I think this is a good exercise in thread control, where (1) a job can be broken up into several parts (2) the parts can run independently and asynchronously and (3) A master thread monitors the completion of all such jobs in their respective threads. All you need is for this master thread to wait() and be notify()-ed jobCount times, every time a thread completes execution. Here is a sample code that you can compile/run. Uncomment the println()'s to see more.
Notes: [1] JVM doesnt guarantee the order of execution of the threads [2] You need to synchronize when your master thread access the big array, to not have corrupted data....
public class ShufflingArray {
private int nPart = 4, // Count of jobs distributed, resource dependent
activeThreadCount, // Currently active, monitored with notify
iRay[]; // Array the threads will work on
public ShufflingArray (int[] a) {
iRay = a;
printArray (a);
}
private void printArray (int[] ia) {
for (int i = 0 ; i < ia.length ; i++)
System.out.print (" " + ((ia[i] < 10) ? " " : "") + ia[i]);
System.out.println();
}
public void shuffle () {
int startNext = 0, pLen = iRay.length / nPart; // make a bunch of parts
for (int i = 0 ; i < nPart ; i++, activeThreadCount++) {
int start = (i == 0) ? 0 : startNext,
stop = start + pLen;
startNext = stop;
if (i == (nPart-1))
stop = iRay.length;
new Thread (new ShuffleOnePart (start, stop, (i+1))).start();
}
waitOnShufflers (0); // returns when activeThreadCount == 0
printArray (iRay);
}
synchronized private void waitOnShufflers (int bump) {
if (bump == 0) {
while (activeThreadCount > 0) {
// System.out.println ("Waiting on " + activeThreadCount + " threads");
try {
wait();
} catch (InterruptedException intex) {
}}} else {
activeThreadCount += bump;
notify();
}}
public class ShuffleOnePart implements Runnable {
private int startIndex, stopIndex; // Operate on global array iRay
public ShuffleOnePart (int i, int j, int k) {
startIndex = i;
stopIndex = j;
// System.out.println ("Shuffler part #" + k);
}
// Suppose shuffling means interchanging the first and last pairs
public void run () {
int tmp = iRay[startIndex+1];
iRay[startIndex+1] = iRay[startIndex]; iRay[startIndex] = tmp;
tmp = iRay[stopIndex-1];
iRay[stopIndex-1] = iRay[stopIndex-2]; iRay[stopIndex-2] = tmp;
try { // Lets imagine it needs to do something else too
Thread.sleep (157);
} catch (InterruptedException iex) { }
waitOnShufflers (-1);
}}
public static void main (String[] args) {
int n = 25, ia[] = new int[n];
for (int i = 0 ; i < n ; i++)
ia[i] = i+1;
new ShufflingArray(ia).shuffle();
}}
Thread.start() and Thread.join() are enough to give you the happens-before relationships between the array initialisation, its hand-off to the threads and then the read back in the main method.

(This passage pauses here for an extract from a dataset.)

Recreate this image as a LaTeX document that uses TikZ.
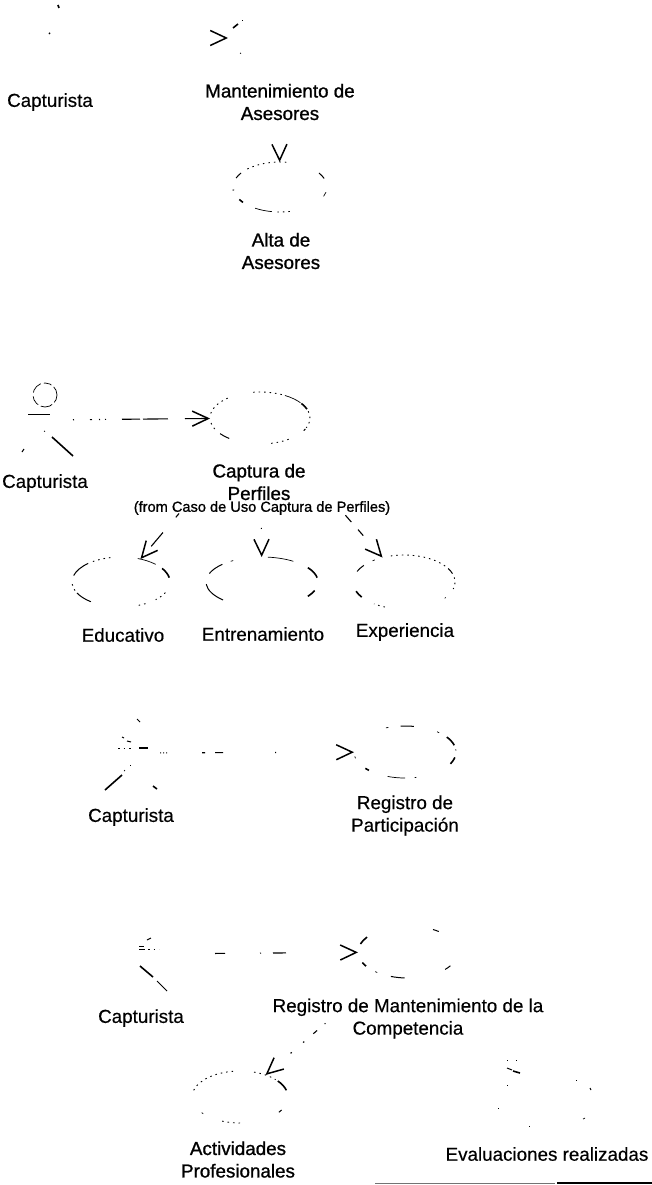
\documentclass[tikz,border=0pt]{standalone}
\usepackage{fontspec}
\setmainfont{Liberation Sans}
\newfontfamily\fakebold[FakeBold=1.0]{Liberation Sans}
\newfontfamily\fakemedium[FakeBold=0.35]{Liberation Sans}
\usetikzlibrary{shapes.geometric,arrows.meta}
\tikzset{
  x=1pt,y=-1pt,
  lab/.style={inner sep=0pt,outer sep=0pt,align=center,font=\fontsize{18.8}{22.5}\selectfont\fakemedium},
  labb/.style={inner sep=0pt,outer sep=0pt,align=center,font=\fontsize{18.8}{22.5}\selectfont\fakebold},
  smalllab/.style={inner sep=0pt,outer sep=0pt,font=\fontsize{14.6}{16}\selectfont\fakebold},
  uc/.style 2 args={ellipse,inner sep=0pt,outer sep=0pt,minimum width=2*#1 pt,minimum height=2*#2 pt},
  actor/.style={rectangle,inner sep=0pt,outer sep=0pt,minimum width=#1 pt,minimum height=80pt},
  thin frag/.style={line width=.7pt,black},
  frag/.style={line width=1pt,black},
  bold frag/.style={line width=1.6pt,black},
  dot frag/.style={line width=.9pt,black,dash pattern=on 1.5pt off 4pt},
  conn/.style={line width=1.1pt,black,-{Straight Barb[length=16pt,width=15pt,line width=1.5pt]}},
}
% \earc[style]{node}{rx}{ry}{start}{end}: a surviving piece of a use-case ellipse
\newcommand{\earc}[6][frag]{\draw[#1] (#2.center) ++(#5:#3 and #4) arc[start angle=#5,end angle=#6,x radius=#3,y radius=#4];}
\begin{document}
\begin{tikzpicture}
\useasboundingbox (0,0) rectangle (652,1185);
\fill[white] (0,0) rectangle (652,1185);

% ---------- group 1
\node[actor=60] (act1) at (50,38) {};
\node[uc={50}{25}] (mant) at (278,38) {};
\node[uc={47}{25}] (alta) at (280,187) {};
\node[lab] (lact1) at (50,102) {Capturista};
\node[labb] (lmant) at (280,102) {Mantenimiento de\\Asesores};
\node[labb] (lalta) at (281,251) {Alta de\\Asesores};
\draw[bold frag] (58,5) -- (59,8);
\draw[bold frag] (49,33) -- (50,33.8);
\draw[conn,dash pattern=on 0pt off 400pt] (act1) -- (mant);
\draw[conn,dash pattern=on 0pt off 400pt] (mant) -- (alta);
\draw[bold frag] (233,28) -- (238,24);
\draw[thin frag] (242,20) -- (243,20);
\draw[thin frag] (240,53) -- (241,53.5);
\earc[frag]{alta}{47}{25}{201}{214}
\earc[dot frag]{alta}{47}{25}{226}{282}
\earc[frag]{alta}{47}{25}{326}{340}
\earc[thin frag]{alta}{47}{25}{12}{22}
\earc[thin frag]{alta}{47}{25}{100}{122}
\earc[dot frag]{alta}{47}{25}{78}{98}
\earc[bold frag]{alta}{47}{25}{142}{150}
\earc[bold frag]{alta}{47}{25}{172}{174}

% ---------- group 2
\node[actor=56] (act2) at (45,420) {};
\node[uc={50}{26}] (capt) at (260,418) {};
\node[uc={49}{25}] (educ) at (121,582) {};
\node[uc={56}{25}] (entr) at (262,582) {};
\node[uc={51}{27}] (expe) at (404,582) {};
\node[lab] (lact2) at (45,483) {Capturista};
\node[labb] (lcapt) at (259,482) {Captura de\\Perfiles};
\node[smalllab] (lfrom) at (262,508) {(from Caso de Uso Captura de Perfiles)};
\node[lab] (leduc) at (123,635) {Educativo};
\node[lab] (lentr) at (263,634) {Entrenamiento};
\node[lab] (lexpe) at (405,632) {Experiencia};
\draw[thin frag,dash pattern=on 8pt off 3pt on 12pt off 3pt on 10pt off 4pt on 12pt off 3pt] (45,395) circle (12);
\draw[frag] (28,414) -- (50,414);
\draw[bold frag] (52,437) -- (73,456);
\draw[thin frag] (44,431) -- (45,431.5);
\draw[frag] (22,452) -- (24,449);
\draw[conn,dash pattern=on 1pt off 16pt on 2pt off 7pt on 1pt off 5pt on 1pt off 16pt on 18pt off 3pt on 25pt off 17pt on 25pt off 100pt] (act2) -- (capt);
\earc[dot frag]{capt}{50}{26}{190}{235}
\earc[dot frag]{capt}{50}{26}{262}{300}
\earc[thin frag]{capt}{50}{26}{300}{324}
\earc[bold frag]{capt}{50}{26}{326}{340}
\earc[dot frag]{capt}{50}{26}{345}{382}
\earc[frag]{capt}{50}{26}{25}{29}
\earc[dot frag]{capt}{50}{26}{55}{80}
\earc[frag]{capt}{50}{26}{128}{143}
\earc[dot frag]{capt}{50}{26}{155}{172}
\draw[conn,dash pattern=on 0pt off 94pt on 5pt off 20pt on 18pt off 100pt] (capt) -- (educ);
\draw[conn,dash pattern=on 0pt off 84pt on 1pt off 200pt] (capt) -- (entr);
\draw[conn,dash pattern=on 0pt off 98pt on 9pt off 10pt on 8pt off 100pt] (capt) -- (expe);
\earc[frag]{educ}{49}{25}{195}{228}
\earc[dot frag]{educ}{49}{25}{235}{258}
\earc[thin frag]{educ}{49}{25}{290}{315}
\earc[bold frag]{educ}{49}{25}{327}{350}
\earc[dot frag]{educ}{49}{25}{25}{45}
\earc[dot frag]{educ}{49}{25}{60}{70}
\earc[frag]{educ}{49}{25}{128}{154}
\earc[dot frag]{educ}{49}{25}{160}{176}
\earc[frag]{entr}{56}{25}{200}{225}
\earc[thin frag]{entr}{56}{25}{236}{239}
\earc[thin frag]{entr}{56}{25}{276}{304}
\earc[bold frag]{entr}{56}{25}{325}{350}
\earc[bold frag]{entr}{56}{25}{20}{35}
\earc[frag]{entr}{56}{25}{134}{175}
\earc[frag]{expe}{51}{27}{203}{218}
\earc[thin frag]{expe}{51}{27}{232}{235}
\earc[dot frag]{expe}{51}{27}{255}{330}
\earc[frag]{expe}{51}{27}{330}{342}
\earc[dot frag]{expe}{51}{27}{350}{375}
\earc[thin frag]{expe}{51}{27}{35}{37}
\earc[bold frag]{expe}{51}{27}{146}{160}
\earc[dot frag]{expe}{51}{27}{112}{126}

% ---------- group 3
\node[actor=60] (act3) at (130,753) {};
\node[uc={51}{26}] (part) at (405,752) {};
\node[lab] (lact3) at (131,817) {Capturista};
\node[lab] (lpart) at (405,815.5) {Registro de\\Participación};
\draw[frag] (137,719) -- (140,722);
\draw[frag] (122,737) -- (124,738);
\draw[frag] (127,741) -- (131,742);
\draw[dot frag] (118,748) -- (132,748);
\draw[bold frag] (139,748) -- (148,748);
\draw[thin frag] (130,765) -- (131,765);
\draw[thin frag] (124,771) -- (125,770);
\draw[bold frag] (105,790) -- (122,775);
\draw[bold frag] (153,786) -- (157,789);
\draw[conn,dash pattern=on 1pt off 2pt on 1pt off 2pt on 1pt off 35pt on 3pt off 10pt on 8pt off 52pt on 1pt off 100pt] (act3) -- (part);
\earc[thin frag]{part}{51}{26}{248}{251}
\earc[frag]{part}{51}{26}{265}{280}
\earc[thin frag]{part}{51}{26}{309}{312}
\earc[bold frag]{part}{51}{26}{325}{345}
\earc[thin frag]{part}{51}{26}{354}{357}
\earc[bold frag]{part}{51}{26}{12}{27}
\earc[thin frag]{part}{51}{26}{77}{79}
\earc[thin frag]{part}{51}{26}{90}{110}
\earc[bold frag]{part}{51}{26}{135}{141}
\earc[thin frag]{part}{51}{26}{166}{170}

% ---------- group 4
\node[actor=68] (act4) at (141,954) {};
\node[uc={50}{26}] (regi) at (408,952) {};
\node[uc={48}{26}] (acti) at (240,1097) {};
\node[lab] (lact4) at (141,1018) {Capturista};
\node[lab] (lregi) at (408,1018.5) {Registro de Mantenimiento de la\\Competencia};
\node[labb] (lacti) at (238,1159.5) {Actividades\\Profesionales};
\node[lab] (leval) at (547,1154) {Evaluaciones realizadas};
\draw[frag] (147,940) -- (151,938);
\draw[frag] (139,946) -- (144,946);
\draw[frag] (139,949) -- (145,949);
\draw[dot frag] (148,949) -- (159,949);
\draw[bold frag] (140,966) -- (153,977);
\draw[frag] (157,981) -- (167,991);
\draw[conn,dash pattern=on 0pt off 40pt on 10pt off 35pt on 1pt off 12pt on 13pt off 100pt] (act4) -- (regi);
\earc[bold frag]{regi}{50}{26}{198}{215}
\earc[frag]{regi}{50}{26}{300}{308}
\earc[frag]{regi}{50}{26}{32}{42}
\earc[thin frag]{regi}{50}{26}{128}{131}
\earc[frag]{regi}{50}{26}{94}{110}
\earc[bold frag]{regi}{50}{26}{147}{156}
\draw[conn,dash pattern=on 0pt off 75pt on 1pt off 10pt on 5pt off 12pt on 1.5pt off 15pt on 1.5pt off 100pt] (regi) -- (acti);
\earc[dot frag]{acti}{48}{26}{195}{262}
\earc[dot frag]{acti}{48}{26}{287}{318}
\earc[bold frag]{acti}{48}{26}{322}{345}
\earc[frag]{acti}{48}{26}{30}{36}
\earc[dot frag]{acti}{48}{26}{90}{112}
\earc[thin frag]{acti}{48}{26}{140}{143}
\draw[thin frag] (507,1060) -- (508,1060);
\draw[thin frag] (516,1060) -- (517,1060);
\draw[frag] (507,1068) -- (512,1070);
\draw[bold frag] (513,1071) -- (520,1073);
\draw[thin frag] (507,1085) -- (508,1085);
\draw[thin frag] (576,1080) -- (577,1080);
\draw[frag] (590,1088) -- (591,1090);
\draw[thin frag] (498,1108) -- (499,1108);
\draw[thin frag] (583,1119) -- (585,1118);
\draw[thin frag] (529,1126) -- (530,1126);
\draw[line width=.6pt,black!55] (375,1183) -- (555,1183);
\draw[line width=1.2pt,black] (557,1183) -- (652,1183);
\end{tikzpicture}
\end{document}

Actions that cause happens-before are documented here.
As mentioned elsewhere, ForkJoin is very well suited to this kind of divide-and-conquer algorithm and frees you from a lot of the book-keeping that you'd otherwise need to implement.
using ExecutorService from java.util.Concurrent package along with Callable Task to return the part of the array's from each thread run, once both thread are completed is another way to do for consistent behaviour.
Well, they can't BOTH be accessing the same array and if you use a lock, or a mutex or any other synchronizing mechanism, you kinda lose the power of the threads (since one will have to wait for another, either to finish the shuffling or finish a bit of the shuffling).
Why don't you just divide the array in half, give each thread its bit of the array and then merge the two arrays?